This post is part of a year-long series. If my work is helpful for you, consider a contribution through Venmo to support this crucial work of unlearning racial bias.
When one of my work wives collaborated with a few other friends on our hallway to make me a beautiful, Pinterest-worthy Black History Month door decoration last year, I learned about several Black women who made history, but whose names I’d never heard before. An incredibly personal part of the decoration was a collage of Black women whom my dear friend had hand-picked based on how much she knew about me. Shirley Chisolm, a long-time personal hero of mine, occupied a prominent position in the center of the collage. Lizzo, Angela Rye, and Michelle Obama, among others, adorned the periphery. Along with them was the then unknown to me Dr. Pauli Murray, the first African-American woman to be ordained as an Episcopal Priest. Learning of who she was gave my little Episcopalian heart such joy.
Earlier this year, I shared with a colleague that Rosa Parks had not been the first Black woman to protest by refusing to give up her seat on a bus, but that she was preceded by both Claudette Colvin and Pauli Murray. This colleague’s resulting curiosity and internet research yielded this illuminating article, which she shared with me. In “The Many Lives of Pauli Murray,” I learned about Murray’s heartbreaking struggle with her gender identity and the integral role that her legal research played in Brown vs. the Board of Education.

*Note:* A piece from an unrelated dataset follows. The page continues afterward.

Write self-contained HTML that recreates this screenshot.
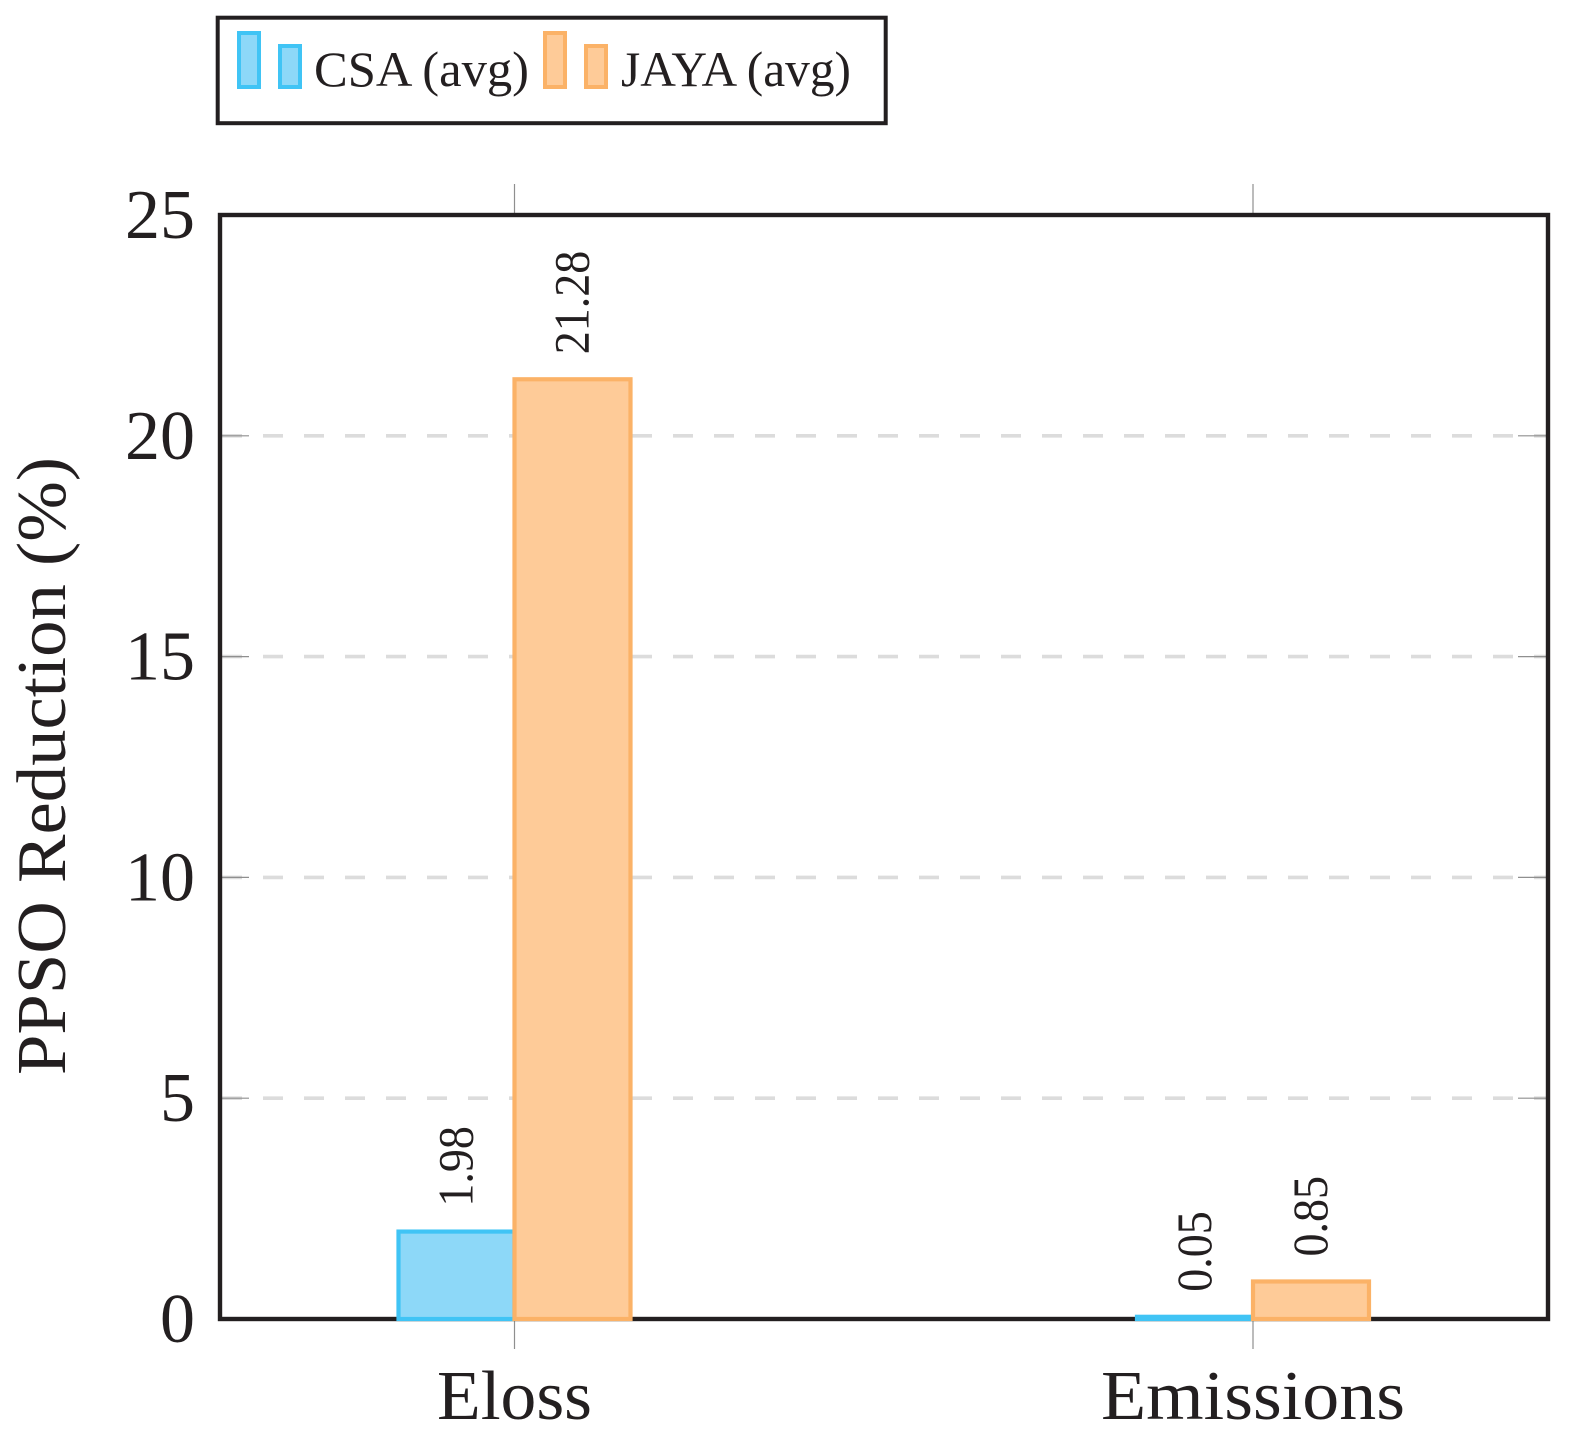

A few weeks ago, I got the unexpected joy of introducing one of my students, a senior, to Claudette Colvin. Having found an article about Colvin in a Scholastic magazine, I passed it to this particular student, who within a few moments of receiving it, said that it would be the most important thing she ever learned in school. When Claudette Colvin was only fifteen years old, she refused to give up her seat on a bus while riding home from school. Even though three of her schoolmates moved when ordered to do so, Colvin asserted to the officers that boarded the bus that she knew her constitutional rights. After Colvin had been bailed out of jail and the NAACP, of which she was a part, began considering Colvin as the face of a bus boycott, Colvin found out she was pregnant. The NAACP, leary of confusing people who supported their just cause by supporting a teenage mother, decided not to make Colvin the face of their movement.
Furthermore, it would be Claudette Colvin, not Rosa Parks, who went on to become a plaintiff in Browder v. Gayle, the federal case that determined Alabama’s bus segregation was unconstitutional. This decision forced Colvin to move to New York, since her participation in the case effectively nullified her ability to find employment in her hometown.
These days, riot-condemning folks like to weaponize Rosa Parks. They say and share on social media such tone-deaf faux maxims as “Rosa Parks didn’t burn the bus; she sat on it.” In their minds, it seems, Parks’ act of passive resistance was a simple case of being tired and not wanting to stand. In reality, it was a carefully planned and coordinated action, preceded and undergirded by Colvin, Murray, and others before her, and succeeded by more than a year of economic strife for the city bus system in Montgomery, Alabama, and beyond.
Rosa Parks was at the time of her arrest secretary of the NAACP, and she had married a member of the NAACP when she was nineteen years old. There should be no doubt, therefore, in anyone’s mind that Rosa Parks’ action was a planned act of civil disobedience. It served as the instigator of the very “cancel culture” so many people who weaponize her visage and actions decry today.
- What prior ideas do you have to let go of in order to accept the idea of Rosa Parks as an intentional, strategic activist?
- What do you lose when you recontextualize her work this way?
- Why do you think that the names of Pauli Murray, a gender queer woman, and Claudette Colvin, a teenage mother, are not taught to us alongside the name of Rosa Parks, even though all three were civilly disobedient in the same way?
- In what ways might respectability politics have influenced your idea of which Black lives matter and which ones don’t?
I hope you’ll read each of the resources linked here to deepen and expand your knowledge of the determination and strategy that have been required in order for Black Americans to make incremental strides toward justice and equity. I hope you will allow your defenses to fall as you think through the thoughts and feelings Murray and Colvin must have experienced, knowing that their lives were not deemed worthy enough to allow them to be prominently visible in the Civil Rights Movement. I hope you will look around at the single mothers and queer friends and neighbors in your life and extend them grace, empathy, and compassion from a newly realized space within.
And I hope, as always, that you’ll meet me back here again next week, so we can keep constructing thoroughly peaceful communities and lives, one piece at a time.
I always learn something when I read your blog. I am so proud of the way that you express yourself. Keep working out what God has worked in you. I love ❤️ you more than you’ll ever know.